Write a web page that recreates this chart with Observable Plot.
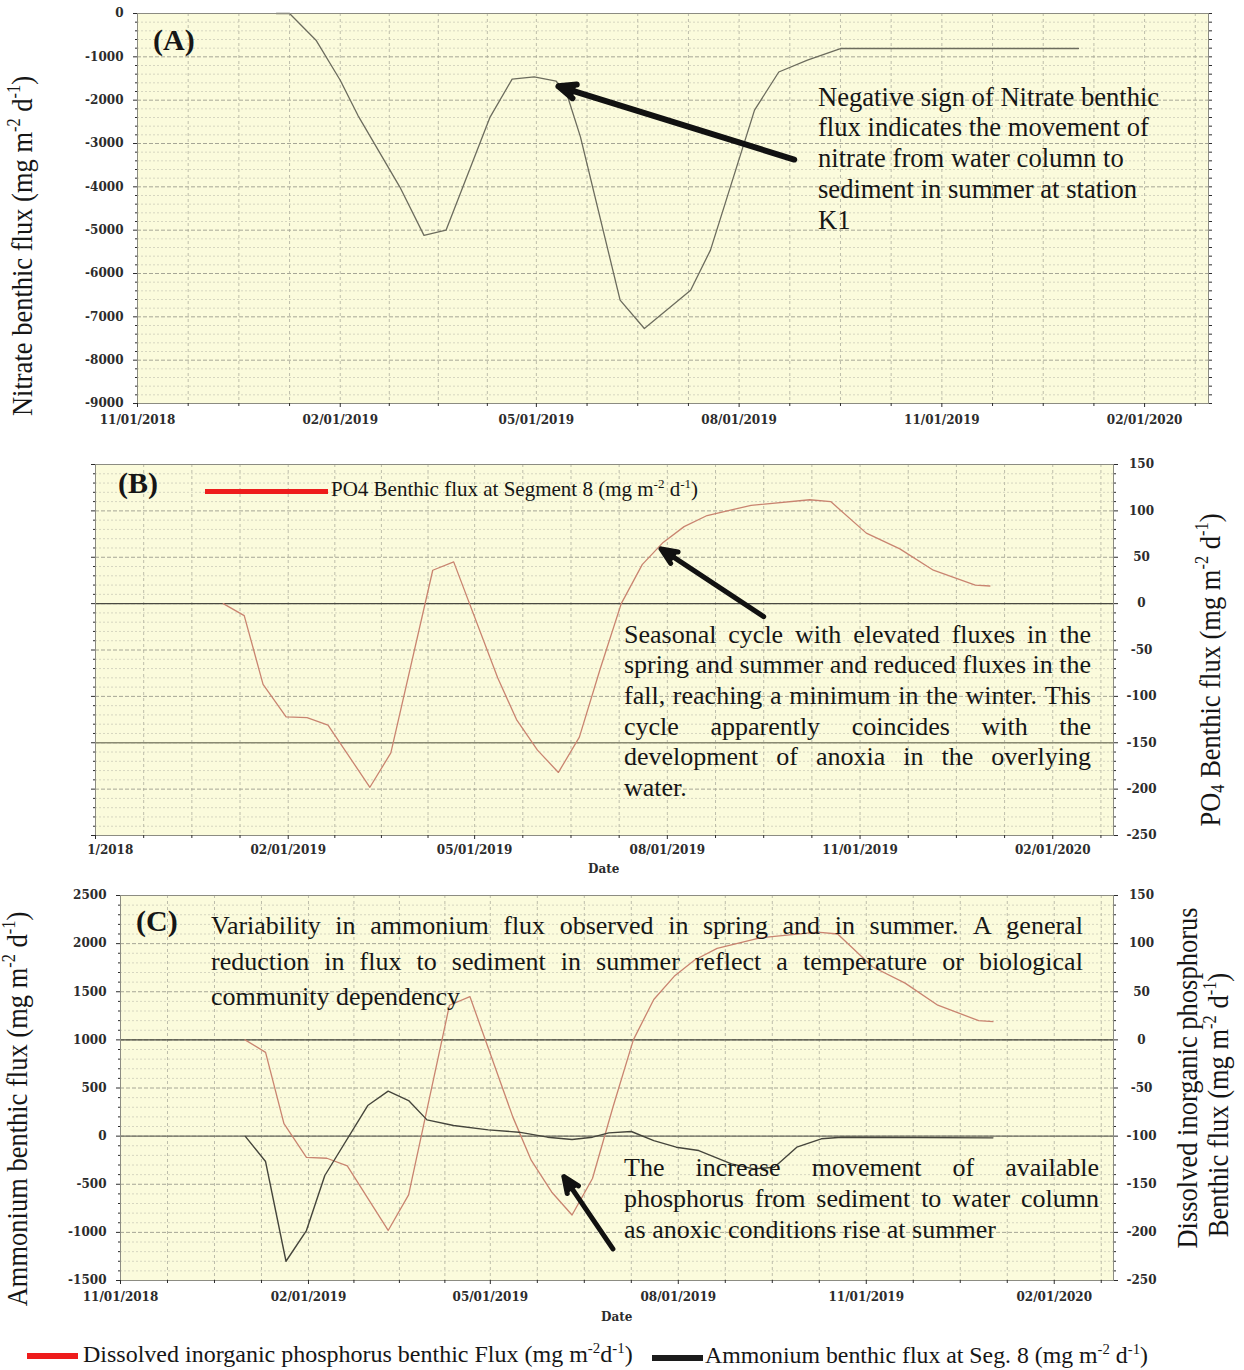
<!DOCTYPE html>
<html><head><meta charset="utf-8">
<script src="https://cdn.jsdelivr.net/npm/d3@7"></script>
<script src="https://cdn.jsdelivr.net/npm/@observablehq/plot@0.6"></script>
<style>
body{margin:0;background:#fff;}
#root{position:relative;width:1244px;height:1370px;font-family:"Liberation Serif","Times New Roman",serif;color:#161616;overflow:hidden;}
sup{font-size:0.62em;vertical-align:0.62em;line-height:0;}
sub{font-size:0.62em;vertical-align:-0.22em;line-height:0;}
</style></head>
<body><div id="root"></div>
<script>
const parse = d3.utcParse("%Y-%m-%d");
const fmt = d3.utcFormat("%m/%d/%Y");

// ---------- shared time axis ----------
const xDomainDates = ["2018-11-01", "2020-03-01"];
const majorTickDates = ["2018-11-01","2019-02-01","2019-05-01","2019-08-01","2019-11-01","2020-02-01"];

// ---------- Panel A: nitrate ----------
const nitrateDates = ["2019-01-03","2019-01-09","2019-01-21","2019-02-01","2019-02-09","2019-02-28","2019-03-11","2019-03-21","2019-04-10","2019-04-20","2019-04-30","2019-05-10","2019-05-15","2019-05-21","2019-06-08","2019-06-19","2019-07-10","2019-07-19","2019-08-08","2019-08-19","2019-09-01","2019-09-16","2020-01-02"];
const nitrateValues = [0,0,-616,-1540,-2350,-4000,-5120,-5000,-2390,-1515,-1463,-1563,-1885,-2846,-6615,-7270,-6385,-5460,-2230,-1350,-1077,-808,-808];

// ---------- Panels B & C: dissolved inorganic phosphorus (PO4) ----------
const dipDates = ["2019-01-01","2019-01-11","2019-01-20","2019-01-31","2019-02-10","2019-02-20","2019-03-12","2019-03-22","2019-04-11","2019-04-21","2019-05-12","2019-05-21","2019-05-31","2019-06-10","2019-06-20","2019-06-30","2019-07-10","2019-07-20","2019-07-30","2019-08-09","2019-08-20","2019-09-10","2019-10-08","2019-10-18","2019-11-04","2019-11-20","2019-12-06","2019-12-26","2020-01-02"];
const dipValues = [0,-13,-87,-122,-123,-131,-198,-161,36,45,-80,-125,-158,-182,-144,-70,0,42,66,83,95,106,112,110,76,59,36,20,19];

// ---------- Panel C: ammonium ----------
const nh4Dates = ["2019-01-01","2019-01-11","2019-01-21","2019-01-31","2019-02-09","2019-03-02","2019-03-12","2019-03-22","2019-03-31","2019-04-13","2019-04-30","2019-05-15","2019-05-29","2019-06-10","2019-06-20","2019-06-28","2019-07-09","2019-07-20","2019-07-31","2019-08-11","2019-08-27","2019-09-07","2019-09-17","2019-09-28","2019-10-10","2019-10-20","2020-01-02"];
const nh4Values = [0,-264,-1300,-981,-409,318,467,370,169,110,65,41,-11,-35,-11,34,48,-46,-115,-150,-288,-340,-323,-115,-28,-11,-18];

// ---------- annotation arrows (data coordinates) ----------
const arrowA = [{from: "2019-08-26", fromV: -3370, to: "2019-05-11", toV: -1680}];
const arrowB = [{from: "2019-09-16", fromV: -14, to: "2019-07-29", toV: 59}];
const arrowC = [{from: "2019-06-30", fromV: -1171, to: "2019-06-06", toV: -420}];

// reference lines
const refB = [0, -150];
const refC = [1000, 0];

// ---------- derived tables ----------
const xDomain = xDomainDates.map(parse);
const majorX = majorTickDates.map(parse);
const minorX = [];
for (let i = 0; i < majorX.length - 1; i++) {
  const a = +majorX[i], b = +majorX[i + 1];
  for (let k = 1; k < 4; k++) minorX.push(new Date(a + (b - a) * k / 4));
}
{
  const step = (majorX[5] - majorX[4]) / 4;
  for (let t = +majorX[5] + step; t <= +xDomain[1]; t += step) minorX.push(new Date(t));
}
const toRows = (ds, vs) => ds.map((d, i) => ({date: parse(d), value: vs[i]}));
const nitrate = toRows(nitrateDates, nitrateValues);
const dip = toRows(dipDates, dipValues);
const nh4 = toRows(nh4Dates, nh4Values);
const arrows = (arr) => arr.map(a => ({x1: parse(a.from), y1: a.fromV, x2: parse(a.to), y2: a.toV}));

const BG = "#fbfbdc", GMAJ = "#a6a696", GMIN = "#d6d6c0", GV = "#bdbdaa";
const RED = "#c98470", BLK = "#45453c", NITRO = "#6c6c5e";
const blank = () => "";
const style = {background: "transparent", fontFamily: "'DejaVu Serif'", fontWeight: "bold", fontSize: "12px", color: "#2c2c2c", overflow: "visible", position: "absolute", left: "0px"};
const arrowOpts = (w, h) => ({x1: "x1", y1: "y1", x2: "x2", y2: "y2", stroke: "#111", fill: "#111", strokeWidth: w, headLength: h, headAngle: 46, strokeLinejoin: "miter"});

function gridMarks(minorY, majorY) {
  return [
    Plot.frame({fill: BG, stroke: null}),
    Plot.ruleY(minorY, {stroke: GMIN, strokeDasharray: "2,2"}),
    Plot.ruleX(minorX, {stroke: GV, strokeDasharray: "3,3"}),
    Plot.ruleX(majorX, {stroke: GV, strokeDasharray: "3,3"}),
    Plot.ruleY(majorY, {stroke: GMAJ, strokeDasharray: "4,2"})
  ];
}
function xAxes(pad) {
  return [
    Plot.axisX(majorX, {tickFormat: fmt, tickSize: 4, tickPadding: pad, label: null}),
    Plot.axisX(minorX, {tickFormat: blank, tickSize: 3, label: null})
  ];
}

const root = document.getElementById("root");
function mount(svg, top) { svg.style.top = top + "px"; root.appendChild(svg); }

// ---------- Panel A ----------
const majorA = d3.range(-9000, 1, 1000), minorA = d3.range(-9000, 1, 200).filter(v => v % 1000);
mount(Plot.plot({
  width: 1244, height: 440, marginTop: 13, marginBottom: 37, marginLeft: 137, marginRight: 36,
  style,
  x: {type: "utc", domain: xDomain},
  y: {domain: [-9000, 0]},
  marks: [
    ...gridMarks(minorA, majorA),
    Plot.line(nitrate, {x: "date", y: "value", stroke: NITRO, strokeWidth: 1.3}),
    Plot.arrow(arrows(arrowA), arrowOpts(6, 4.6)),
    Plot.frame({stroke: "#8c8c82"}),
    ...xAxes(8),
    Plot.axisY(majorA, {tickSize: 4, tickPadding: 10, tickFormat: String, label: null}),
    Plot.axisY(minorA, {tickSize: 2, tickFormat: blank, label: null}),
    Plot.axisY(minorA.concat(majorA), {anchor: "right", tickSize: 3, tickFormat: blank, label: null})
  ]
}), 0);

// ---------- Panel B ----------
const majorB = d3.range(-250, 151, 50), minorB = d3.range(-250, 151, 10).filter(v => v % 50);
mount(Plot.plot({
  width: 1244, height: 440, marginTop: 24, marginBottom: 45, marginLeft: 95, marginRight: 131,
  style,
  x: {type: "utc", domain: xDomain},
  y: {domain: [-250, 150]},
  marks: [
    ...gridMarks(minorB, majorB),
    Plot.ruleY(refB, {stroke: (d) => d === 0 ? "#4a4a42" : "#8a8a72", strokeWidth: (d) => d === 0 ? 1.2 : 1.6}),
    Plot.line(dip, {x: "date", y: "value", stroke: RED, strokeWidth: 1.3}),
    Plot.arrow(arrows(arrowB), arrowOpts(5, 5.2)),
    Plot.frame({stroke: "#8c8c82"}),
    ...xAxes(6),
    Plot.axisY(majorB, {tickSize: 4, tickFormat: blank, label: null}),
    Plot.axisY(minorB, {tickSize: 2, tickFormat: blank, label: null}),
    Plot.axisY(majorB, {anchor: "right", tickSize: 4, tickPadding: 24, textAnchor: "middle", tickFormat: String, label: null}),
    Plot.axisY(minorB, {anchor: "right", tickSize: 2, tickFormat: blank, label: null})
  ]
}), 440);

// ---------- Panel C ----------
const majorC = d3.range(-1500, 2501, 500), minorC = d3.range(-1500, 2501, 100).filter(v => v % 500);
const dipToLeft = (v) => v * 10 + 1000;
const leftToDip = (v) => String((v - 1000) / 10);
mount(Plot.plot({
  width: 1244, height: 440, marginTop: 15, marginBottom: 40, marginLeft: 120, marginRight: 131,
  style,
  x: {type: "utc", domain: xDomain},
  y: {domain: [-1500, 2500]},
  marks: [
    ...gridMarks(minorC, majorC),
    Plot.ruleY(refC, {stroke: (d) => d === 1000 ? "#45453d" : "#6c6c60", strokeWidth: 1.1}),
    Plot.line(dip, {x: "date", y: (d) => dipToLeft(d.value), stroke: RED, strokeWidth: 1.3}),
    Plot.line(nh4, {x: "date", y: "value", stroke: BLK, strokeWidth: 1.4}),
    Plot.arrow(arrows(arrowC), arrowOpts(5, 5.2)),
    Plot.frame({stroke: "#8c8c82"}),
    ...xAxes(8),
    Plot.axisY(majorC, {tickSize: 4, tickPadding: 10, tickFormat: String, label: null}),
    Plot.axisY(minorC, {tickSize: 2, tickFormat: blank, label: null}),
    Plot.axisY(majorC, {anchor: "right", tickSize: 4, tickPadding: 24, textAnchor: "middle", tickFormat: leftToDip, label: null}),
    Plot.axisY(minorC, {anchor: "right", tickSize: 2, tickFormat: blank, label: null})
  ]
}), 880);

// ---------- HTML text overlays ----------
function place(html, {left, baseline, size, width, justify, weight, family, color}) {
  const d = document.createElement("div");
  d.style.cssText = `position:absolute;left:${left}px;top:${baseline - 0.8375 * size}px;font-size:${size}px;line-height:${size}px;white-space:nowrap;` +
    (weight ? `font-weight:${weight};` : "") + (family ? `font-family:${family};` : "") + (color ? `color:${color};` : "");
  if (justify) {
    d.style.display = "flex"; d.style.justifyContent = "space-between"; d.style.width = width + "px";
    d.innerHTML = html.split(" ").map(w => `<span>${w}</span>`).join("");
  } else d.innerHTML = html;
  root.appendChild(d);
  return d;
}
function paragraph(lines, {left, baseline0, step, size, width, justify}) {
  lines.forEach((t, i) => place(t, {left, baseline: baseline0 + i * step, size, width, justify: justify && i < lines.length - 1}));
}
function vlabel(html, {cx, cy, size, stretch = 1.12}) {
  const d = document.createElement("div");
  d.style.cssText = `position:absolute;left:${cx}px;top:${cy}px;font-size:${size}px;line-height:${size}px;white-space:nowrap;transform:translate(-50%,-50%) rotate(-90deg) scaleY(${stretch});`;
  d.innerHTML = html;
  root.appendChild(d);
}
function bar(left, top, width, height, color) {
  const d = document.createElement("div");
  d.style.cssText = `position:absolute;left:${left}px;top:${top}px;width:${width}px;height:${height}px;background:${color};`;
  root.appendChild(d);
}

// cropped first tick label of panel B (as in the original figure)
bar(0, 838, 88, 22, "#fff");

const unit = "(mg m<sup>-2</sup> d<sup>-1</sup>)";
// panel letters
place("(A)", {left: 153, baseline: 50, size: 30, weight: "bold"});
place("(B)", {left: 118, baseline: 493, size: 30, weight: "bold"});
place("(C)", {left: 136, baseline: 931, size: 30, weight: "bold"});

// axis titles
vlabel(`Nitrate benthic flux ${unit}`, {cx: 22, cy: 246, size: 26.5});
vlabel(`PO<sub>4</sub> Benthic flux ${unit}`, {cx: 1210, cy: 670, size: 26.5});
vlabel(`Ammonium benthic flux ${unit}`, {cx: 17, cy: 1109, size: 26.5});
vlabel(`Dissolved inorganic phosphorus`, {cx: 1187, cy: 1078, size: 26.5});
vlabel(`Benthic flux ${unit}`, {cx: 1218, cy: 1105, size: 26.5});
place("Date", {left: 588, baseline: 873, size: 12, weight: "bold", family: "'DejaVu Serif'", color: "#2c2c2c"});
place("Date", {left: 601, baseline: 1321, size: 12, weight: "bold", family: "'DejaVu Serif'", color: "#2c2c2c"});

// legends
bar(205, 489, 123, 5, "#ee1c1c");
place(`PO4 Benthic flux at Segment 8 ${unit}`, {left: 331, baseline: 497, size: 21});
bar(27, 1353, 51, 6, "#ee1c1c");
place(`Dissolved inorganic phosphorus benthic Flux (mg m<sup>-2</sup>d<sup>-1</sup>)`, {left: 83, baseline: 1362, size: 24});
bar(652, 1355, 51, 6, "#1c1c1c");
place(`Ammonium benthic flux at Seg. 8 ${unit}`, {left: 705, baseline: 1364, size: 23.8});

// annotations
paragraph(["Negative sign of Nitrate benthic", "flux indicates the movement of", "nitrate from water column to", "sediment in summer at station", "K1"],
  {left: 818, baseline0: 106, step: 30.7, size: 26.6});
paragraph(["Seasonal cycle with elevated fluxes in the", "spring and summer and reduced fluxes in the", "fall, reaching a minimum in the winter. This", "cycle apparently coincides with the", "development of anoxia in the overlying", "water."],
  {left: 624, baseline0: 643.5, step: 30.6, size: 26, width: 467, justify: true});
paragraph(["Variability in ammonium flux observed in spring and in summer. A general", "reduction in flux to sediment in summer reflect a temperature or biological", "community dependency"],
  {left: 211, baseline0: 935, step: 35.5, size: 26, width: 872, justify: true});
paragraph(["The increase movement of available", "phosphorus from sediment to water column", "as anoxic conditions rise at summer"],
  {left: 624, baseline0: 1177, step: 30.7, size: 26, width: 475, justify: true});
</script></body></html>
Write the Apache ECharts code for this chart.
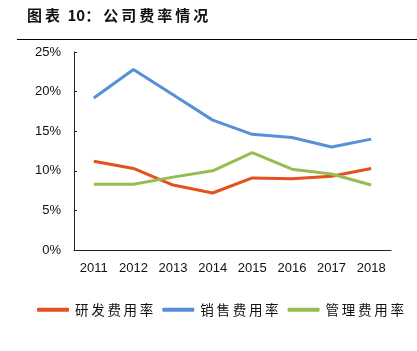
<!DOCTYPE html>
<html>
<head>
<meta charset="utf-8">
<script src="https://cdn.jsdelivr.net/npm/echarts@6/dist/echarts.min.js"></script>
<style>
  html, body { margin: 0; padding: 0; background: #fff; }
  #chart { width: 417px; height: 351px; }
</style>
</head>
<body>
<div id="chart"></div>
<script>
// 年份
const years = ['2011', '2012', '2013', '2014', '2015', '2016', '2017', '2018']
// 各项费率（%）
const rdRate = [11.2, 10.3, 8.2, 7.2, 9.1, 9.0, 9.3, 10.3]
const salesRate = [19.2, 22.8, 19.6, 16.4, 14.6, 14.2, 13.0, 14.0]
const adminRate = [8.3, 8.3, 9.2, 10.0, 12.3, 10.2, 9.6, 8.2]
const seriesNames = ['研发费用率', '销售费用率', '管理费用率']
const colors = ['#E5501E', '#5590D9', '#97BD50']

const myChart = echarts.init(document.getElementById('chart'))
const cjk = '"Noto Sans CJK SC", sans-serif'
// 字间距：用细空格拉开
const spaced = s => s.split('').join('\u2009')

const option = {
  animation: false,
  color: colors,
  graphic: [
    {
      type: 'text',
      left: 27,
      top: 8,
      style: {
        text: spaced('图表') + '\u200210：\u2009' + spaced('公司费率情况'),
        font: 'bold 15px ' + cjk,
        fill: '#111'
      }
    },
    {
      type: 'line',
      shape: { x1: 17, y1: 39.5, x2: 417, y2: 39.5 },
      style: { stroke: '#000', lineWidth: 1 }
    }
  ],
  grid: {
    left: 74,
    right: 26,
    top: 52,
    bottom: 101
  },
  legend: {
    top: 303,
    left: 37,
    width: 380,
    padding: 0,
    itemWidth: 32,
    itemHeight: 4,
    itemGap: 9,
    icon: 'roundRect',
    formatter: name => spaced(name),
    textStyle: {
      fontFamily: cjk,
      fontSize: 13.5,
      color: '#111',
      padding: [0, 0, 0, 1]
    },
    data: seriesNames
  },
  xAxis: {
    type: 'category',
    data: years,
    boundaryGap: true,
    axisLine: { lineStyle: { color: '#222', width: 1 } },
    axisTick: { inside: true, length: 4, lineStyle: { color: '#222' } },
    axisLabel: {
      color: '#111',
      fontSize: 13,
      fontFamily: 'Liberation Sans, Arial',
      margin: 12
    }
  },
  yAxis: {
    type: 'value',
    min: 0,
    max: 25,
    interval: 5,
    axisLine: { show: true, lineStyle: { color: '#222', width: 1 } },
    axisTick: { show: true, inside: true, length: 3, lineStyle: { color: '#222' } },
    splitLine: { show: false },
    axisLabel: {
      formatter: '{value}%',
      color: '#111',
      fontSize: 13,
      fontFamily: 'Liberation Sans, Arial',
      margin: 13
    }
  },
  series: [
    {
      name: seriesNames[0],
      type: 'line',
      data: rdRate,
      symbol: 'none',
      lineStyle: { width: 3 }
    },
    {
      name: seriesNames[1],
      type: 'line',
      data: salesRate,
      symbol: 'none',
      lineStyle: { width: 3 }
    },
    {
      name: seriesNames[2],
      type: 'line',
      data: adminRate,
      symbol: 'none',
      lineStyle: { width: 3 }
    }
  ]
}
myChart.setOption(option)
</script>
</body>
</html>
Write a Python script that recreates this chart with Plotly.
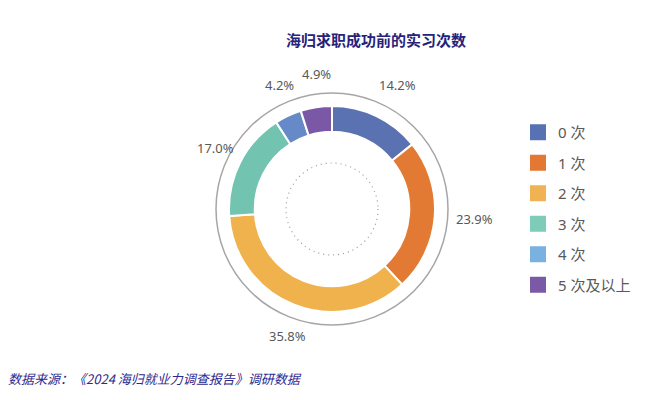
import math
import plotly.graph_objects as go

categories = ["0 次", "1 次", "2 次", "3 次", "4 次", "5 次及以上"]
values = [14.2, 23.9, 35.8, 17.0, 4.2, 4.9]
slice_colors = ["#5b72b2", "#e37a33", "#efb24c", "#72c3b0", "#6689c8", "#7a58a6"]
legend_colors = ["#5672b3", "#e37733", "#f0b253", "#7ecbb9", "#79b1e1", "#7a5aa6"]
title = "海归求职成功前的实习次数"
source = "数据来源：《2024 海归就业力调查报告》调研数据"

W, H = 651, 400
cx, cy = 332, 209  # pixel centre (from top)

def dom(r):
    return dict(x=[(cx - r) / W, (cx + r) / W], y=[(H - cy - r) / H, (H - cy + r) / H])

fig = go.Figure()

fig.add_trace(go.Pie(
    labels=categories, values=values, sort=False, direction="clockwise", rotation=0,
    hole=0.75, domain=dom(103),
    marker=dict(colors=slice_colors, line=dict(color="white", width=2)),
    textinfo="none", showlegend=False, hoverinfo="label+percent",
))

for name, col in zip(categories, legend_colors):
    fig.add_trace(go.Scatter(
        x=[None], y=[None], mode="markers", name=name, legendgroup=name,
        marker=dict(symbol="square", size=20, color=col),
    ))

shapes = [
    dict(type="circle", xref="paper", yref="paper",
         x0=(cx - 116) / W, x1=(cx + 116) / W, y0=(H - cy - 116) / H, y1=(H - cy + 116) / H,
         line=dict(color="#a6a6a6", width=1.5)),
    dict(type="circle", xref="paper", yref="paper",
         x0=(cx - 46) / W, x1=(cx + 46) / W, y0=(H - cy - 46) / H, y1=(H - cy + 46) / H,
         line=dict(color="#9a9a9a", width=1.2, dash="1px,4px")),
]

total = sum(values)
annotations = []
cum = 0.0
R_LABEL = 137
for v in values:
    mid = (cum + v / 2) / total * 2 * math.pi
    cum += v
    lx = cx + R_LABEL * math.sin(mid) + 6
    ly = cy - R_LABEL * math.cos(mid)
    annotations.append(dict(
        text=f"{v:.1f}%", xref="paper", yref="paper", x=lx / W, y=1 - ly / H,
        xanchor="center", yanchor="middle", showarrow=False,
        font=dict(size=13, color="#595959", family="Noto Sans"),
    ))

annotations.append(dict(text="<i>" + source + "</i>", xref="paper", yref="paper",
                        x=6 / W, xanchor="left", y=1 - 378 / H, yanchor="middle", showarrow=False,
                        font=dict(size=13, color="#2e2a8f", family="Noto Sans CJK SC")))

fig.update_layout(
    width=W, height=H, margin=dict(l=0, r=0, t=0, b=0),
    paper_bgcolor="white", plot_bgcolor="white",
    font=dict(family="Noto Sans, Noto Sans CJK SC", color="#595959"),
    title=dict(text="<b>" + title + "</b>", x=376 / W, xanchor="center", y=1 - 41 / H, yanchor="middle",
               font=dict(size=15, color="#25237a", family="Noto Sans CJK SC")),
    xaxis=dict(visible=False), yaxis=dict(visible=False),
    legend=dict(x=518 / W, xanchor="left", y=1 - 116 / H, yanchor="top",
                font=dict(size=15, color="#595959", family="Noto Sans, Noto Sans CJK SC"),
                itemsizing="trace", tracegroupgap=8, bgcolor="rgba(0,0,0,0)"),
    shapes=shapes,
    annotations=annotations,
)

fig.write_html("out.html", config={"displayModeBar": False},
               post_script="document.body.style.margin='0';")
━━━━━━━━
From the records above, give again only the part that opens with the line containing "Write the Apache ECharts code for this chart." and closes with the line containing "const spaced = s". Keep both ends but drop the pictures.

* RESPONSE TO THIS EXERCISE:
Write the Apache ECharts code for this chart.
<!DOCTYPE html>
<html>
<head>
<meta charset="utf-8">
<script src="https://cdn.jsdelivr.net/npm/echarts@6/dist/echarts.min.js"></script>
<style>
  html, body { margin: 0; padding: 0; background: #fff; }
  #chart { width: 417px; height: 351px; }
</style>
</head>
<body>
<div id="chart"></div>
<script>
// 年份
const years = ['2011', '2012', '2013', '2014', '2015', '2016', '2017', '2018']
// 各项费率（%）
const rdRate = [11.2, 10.3, 8.2, 7.2, 9.1, 9.0, 9.3, 10.3]
const salesRate = [19.2, 22.8, 19.6, 16.4, 14.6, 14.2, 13.0, 14.0]
const adminRate = [8.3, 8.3, 9.2, 10.0, 12.3, 10.2, 9.6, 8.2]
const seriesNames = ['研发费用率', '销售费用率', '管理费用率']
const colors = ['#E5501E', '#5590D9', '#97BD50']

const myChart = echarts.init(document.getElementById('chart'))
const cjk = '"Noto Sans CJK SC", sans-serif'
// 字间距：用细空格拉开
const spaced = s => s.split('').join('\u2009')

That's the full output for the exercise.